D.C. officials change method to determine COVID-19 control

Media Credit: File Photo by Arielle Bader | Contributing Photo Editor

Mayor Muriel Bowser said Wednesday that officials are now looking for a COVID-19 positivity rate below 5 percent as measured by a rolling seven-day average.

Officials are adjusting a key metric used to determine when the spread of COVID-19 is under control and changing the threshold to reach Phase Three of reopening, according to The Washington Post.

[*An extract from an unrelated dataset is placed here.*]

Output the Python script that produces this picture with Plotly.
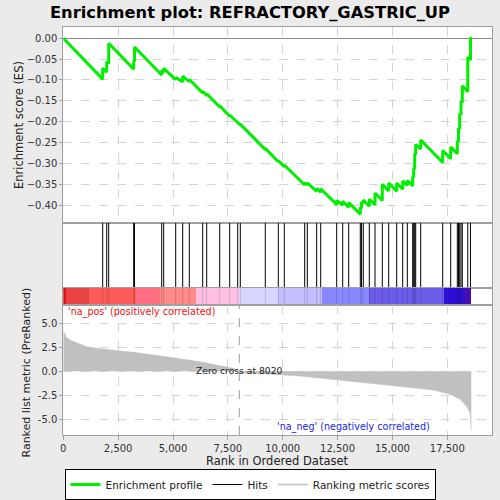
import plotly.graph_objects as go

# ---------------- data ----------------
n_genes = 18593
zero_cross = 8020

hit_ranks = [1795, 1978, 2069, 3208, 3245, 4484, 4575, 5122, 5441, 5742,
             6352, 6535, 7127, 7583, 7947, 8066, 9205, 9798, 10071, 11000,
             11119, 11547, 11730, 12459, 12732, 13006, 13535, 13590, 13671, 13945,
             14205, 14537, 14829, 15193, 15467, 15677, 15922, 15967, 16013, 16059,
             16287, 17289, 17654, 17955, 18010, 18064, 18124, 18183, 18433, 18556]

# ES value just before and just after each hit
es_before = [-0.098, -0.081, -0.061, -0.074, -0.056, -0.088, -0.082, -0.099, -0.104, -0.104,
             -0.131, -0.137, -0.165, -0.187, -0.204, -0.208, -0.267, -0.296, -0.308, -0.352,
             -0.352, -0.367, -0.369, -0.399, -0.400, -0.406, -0.422, -0.408, -0.396, -0.403,
             -0.399, -0.389, -0.366, -0.367, -0.362, -0.353, -0.354, -0.334, -0.314, -0.279,
             -0.265, -0.298, -0.289, -0.277, -0.248, -0.218, -0.184, -0.154, -0.128, -0.052]
es_after = [-0.072, -0.056, -0.012, -0.054, -0.021, -0.077, -0.072, -0.094, -0.091, -0.099,
            -0.127, -0.133, -0.162, -0.184, -0.202, -0.206, -0.264, -0.293, -0.304, -0.346,
            -0.347, -0.360, -0.361, -0.389, -0.391, -0.394, -0.405, -0.392, -0.388, -0.386,
            -0.371, -0.350, -0.347, -0.347, -0.342, -0.341, -0.332, -0.312, -0.277, -0.255,
            -0.244, -0.269, -0.261, -0.245, -0.215, -0.181, -0.151, -0.114, -0.045, 0.002]

metric_ranks = [0, 150, 380, 760, 1065, 1670, 3190, 4710, 6230, 7750, 8020,
                8021, 9270, 10786, 12306, 13826, 15346, 16866, 17627, 18083, 18387, 18537, 18593]
metric_values = [4.23, 3.5, 3.18, 2.84, 2.56, 2.35, 1.97, 1.51, 0.99, 0.30, 0.0,
                 -0.2, -0.30, -0.51, -0.86, -1.2, -1.55, -1.97, -2.42, -2.94, -3.7, -4.4, -6.2]

band_starts = [0, 152, 1185, 3342, 4400, 6076, 8020, 9797, 11817, 13929, 17346, 18300]
band_ends = [152, 1185, 3342, 4400, 6076, 8020, 9797, 11817, 13929, 17346, 18300, 18593]
band_colors = ['#dd1111', '#e84444', '#ff5a5a', '#ff6e80', '#ff8a8a', '#ffc0e4',
               '#d6d6ff', '#c6bfff', '#8888ff', '#6c5cea', '#2e10d4', '#4a10b0']

es_ticks = [0.0, -0.05, -0.10, -0.15, -0.20, -0.25, -0.30, -0.35, -0.40]
metric_ticks = [5.0, 2.5, 0.0, -2.5, -5.0]
rank_ticks = [0, 2500, 5000, 7500, 10000, 12500, 15000, 17500]

# ---------------- build ----------------
es_x = [0]
es_y = [0.0]
for r, b, a in zip(hit_ranks, es_before, es_after):
    es_x += [r, r]
    es_y += [b, a]
es_x.append(n_genes)
es_y.append(0.0)

hx, hy = [], []
for r in hit_ranks:
    hx += [r, r, None]
    hy += [0, 1, None]

FONT = "DejaVu Sans"
GRID = '#d4d4d4'
BORDER = '#a0a0a0'
XR = [0, 19550]
TICKF = dict(size=10, color='#333')

fig = go.Figure()

fig.add_trace(go.Scatter(x=es_x, y=es_y, mode='lines', xaxis='x', yaxis='y',
                         line=dict(color='#00ee00', width=3), name='Enrichment profile'))
fig.add_trace(go.Scatter(x=hx, y=hy, mode='lines', xaxis='x2', yaxis='y2',
                         line=dict(color='black', width=1), name='Hits'))
fig.add_trace(go.Bar(x=[(s + e) / 2 for s, e in zip(band_starts, band_ends)],
                     width=[e - s for s, e in zip(band_starts, band_ends)],
                     y=[1] * len(band_starts), base=0,
                     marker=dict(color=band_colors, line=dict(width=0)),
                     xaxis='x3', yaxis='y3', showlegend=False, hoverinfo='skip'))
fig.add_trace(go.Scatter(x=hx, y=hy, mode='lines', xaxis='x3', yaxis='y3',
                         line=dict(color='rgba(0,0,0,0.15)', width=1), showlegend=False))
fig.add_trace(go.Scatter(x=metric_ranks, y=metric_values, mode='lines', fill='tozeroy',
                         fillcolor='#c0c0c0', line=dict(color='#c0c0c0', width=0.5),
                         xaxis='x4', yaxis='y4', showlegend=False))
fig.add_trace(go.Scatter(x=[None], y=[None], mode='lines', xaxis='x4', yaxis='y4',
                         line=dict(color='#c0c0c0', width=1.5), name='Ranking metric scores'))

xd = [0.1266, 0.9846]
common_x = dict(range=XR, domain=xd, showline=True, mirror=True, linecolor=BORDER,
                zeroline=False, fixedrange=True, automargin=False)

fig.update_layout(
    width=500, height=500,
    margin=dict(l=0, r=0, t=0, b=0, autoexpand=False),
    paper_bgcolor='#ebebeb', plot_bgcolor='white',
    font=dict(family=FONT, size=10, color='#222'),
    bargap=0,
    title=dict(text='<b>Enrichment plot: REFRACTORY_GASTRIC_UP</b>', x=0.5, xanchor='center',
               y=0.975, yanchor='middle', font=dict(family=FONT, size=16.3, color='black')),
    xaxis=dict(**common_x, anchor='y', showticklabels=False, showgrid=True,
               gridcolor=GRID, griddash='dash', tickvals=rank_ticks, ticks=''),
    yaxis=dict(domain=[0.554, 0.946], range=[-0.443, 0.027], tickvals=es_ticks,
               tickformat='.2f', showgrid=True, gridcolor=GRID, griddash='dash',
               zeroline=True, zerolinecolor='#888', zerolinewidth=1, automargin=False,
               showline=True, mirror=True, linecolor=BORDER, ticks='outside', ticklen=3,
               tickcolor=BORDER, tickfont=TICKF, anchor='x'),
    xaxis2=dict(**common_x, anchor='y2', showticklabels=False, showgrid=False, ticks=''),
    yaxis2=dict(domain=[0.424, 0.554], range=[0, 1], showticklabels=False, showgrid=False,
                automargin=False,
                showline=True, mirror=True, linecolor=BORDER, zeroline=False, anchor='x2'),
    xaxis3=dict(**common_x, anchor='y3', showticklabels=False, showgrid=False, ticks=''),
    yaxis3=dict(domain=[0.39, 0.424], range=[0, 1], showticklabels=False, showgrid=False,
                automargin=False,
                showline=True, mirror=True, linecolor=BORDER, zeroline=False, anchor='x3'),
    xaxis4=dict(**common_x, anchor='y4', showgrid=True, gridcolor=GRID, griddash='dash',
                tickvals=rank_ticks, tickformat=',', ticks='outside', ticklen=4,
                tickcolor=BORDER, tickfont=TICKF),
    yaxis4=dict(domain=[0.13, 0.39], range=[-6.67, 6.91], tickvals=metric_ticks,
                ticktext=['5.0', '2.5', '0.0', '-2.5', '-5.0'], automargin=False,
                showgrid=True, gridcolor=GRID, griddash='dash', zeroline=False,
                showline=True, mirror=True, linecolor=BORDER, ticks='outside', ticklen=3,
                tickcolor=BORDER, tickfont=TICKF, anchor='x4'),
    legend=dict(orientation='h', x=0.5, xanchor='center', y=0.0, yanchor='bottom',
                bordercolor='black', borderwidth=1, bgcolor='white',
                font=dict(size=10.5, color='#222'), itemwidth=30,
                tracegroupgap=0),
    showlegend=True,
)

fig.add_shape(type='line', x0=zero_cross, x1=zero_cross, y0=0, y1=1,
              xref='x4', yref='y4 domain', line=dict(color='#999', width=1, dash='dash'))

fig.add_annotation(text='Enrichment score (ES)', x=0.038, y=0.75, xref='paper', yref='paper',
                   xanchor='center', yanchor='middle',
                   textangle=-90, showarrow=False, font=dict(size=11.5, color='#222'))
fig.add_annotation(text='Ranked list metric (PreRanked)', x=0.052, y=0.255, xref='paper',
                   yref='paper', xanchor='center', yanchor='middle', textangle=-90,
                   showarrow=False, font=dict(size=11, color='#222'))
fig.add_annotation(text='Rank in Ordered Dataset', x=0.5556, y=0.0786, xref='paper',
                   yref='paper', xanchor='center', yanchor='middle', showarrow=False,
                   font=dict(size=11.5, color='#222'))
fig.add_annotation(text="'na_pos' (positively correlated)", x=0.132, y=0.3766, xref='paper',
                   yref='paper', xanchor='left', yanchor='middle', showarrow=False,
                   font=dict(size=9.6, color='#ee1111'))
fig.add_annotation(text='Zero cross at ' + str(zero_cross), x=zero_cross, y=0.2586, xref='x4',
                   yref='paper', xanchor='center', yanchor='middle', showarrow=False,
                   font=dict(size=9.2, color='#222'))
fig.add_annotation(text="'na_neg' (negatively correlated)", x=0.7067, y=0.1466, xref='paper',
                   yref='paper', xanchor='center', yanchor='middle', showarrow=False,
                   font=dict(size=9.6, color='#2222ee'))

fig.write_html("out.html", config={'displayModeBar': False},
               post_script="document.body.style.margin='0px';")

Mayor Muriel Bowser said Wednesday that officials are now looking for a COVID-19 positivity rate below 5 percent as measured by a rolling seven-day average, rather than the previous goal of less than 10 percent for seven straight days to enter Phase Three of reopening, The Post reported. LaQuandra Nesbitt, the director of the D.C. Department of Health, said officials will use a seven-day rolling average instead of a daily rate to mitigate certain testing discrepancies, like recurring drops in the number of people who are tested on weekends, according to The Post.

“We now have far more evidence that suggests in order for rebound not to occur, for you to have a second peak or a second wave after you turn on more activity, that percentage should be below five,” Nesbitt said. “If you can keep it below three, even better.”

The World Health Organization recommends a state or region maintain a 5 percent positivity rate for at least two weeks before lifting shelter-at-home and social distancing protocols. The current test positivity rate is meeting the city’s goal at 3.7 percent, according to D.C.’s coronavirus database, but has not met goals in other metrics, like transmission rate and the percentage of new cases from quarantined individuals.

The announcement follows Bowser’s recent steps to curb the virus’ spread, like the expansion of a District-wide mask mandate and a requirement for travelers into the District from 27 “high-risk” states to quarantine for two weeks.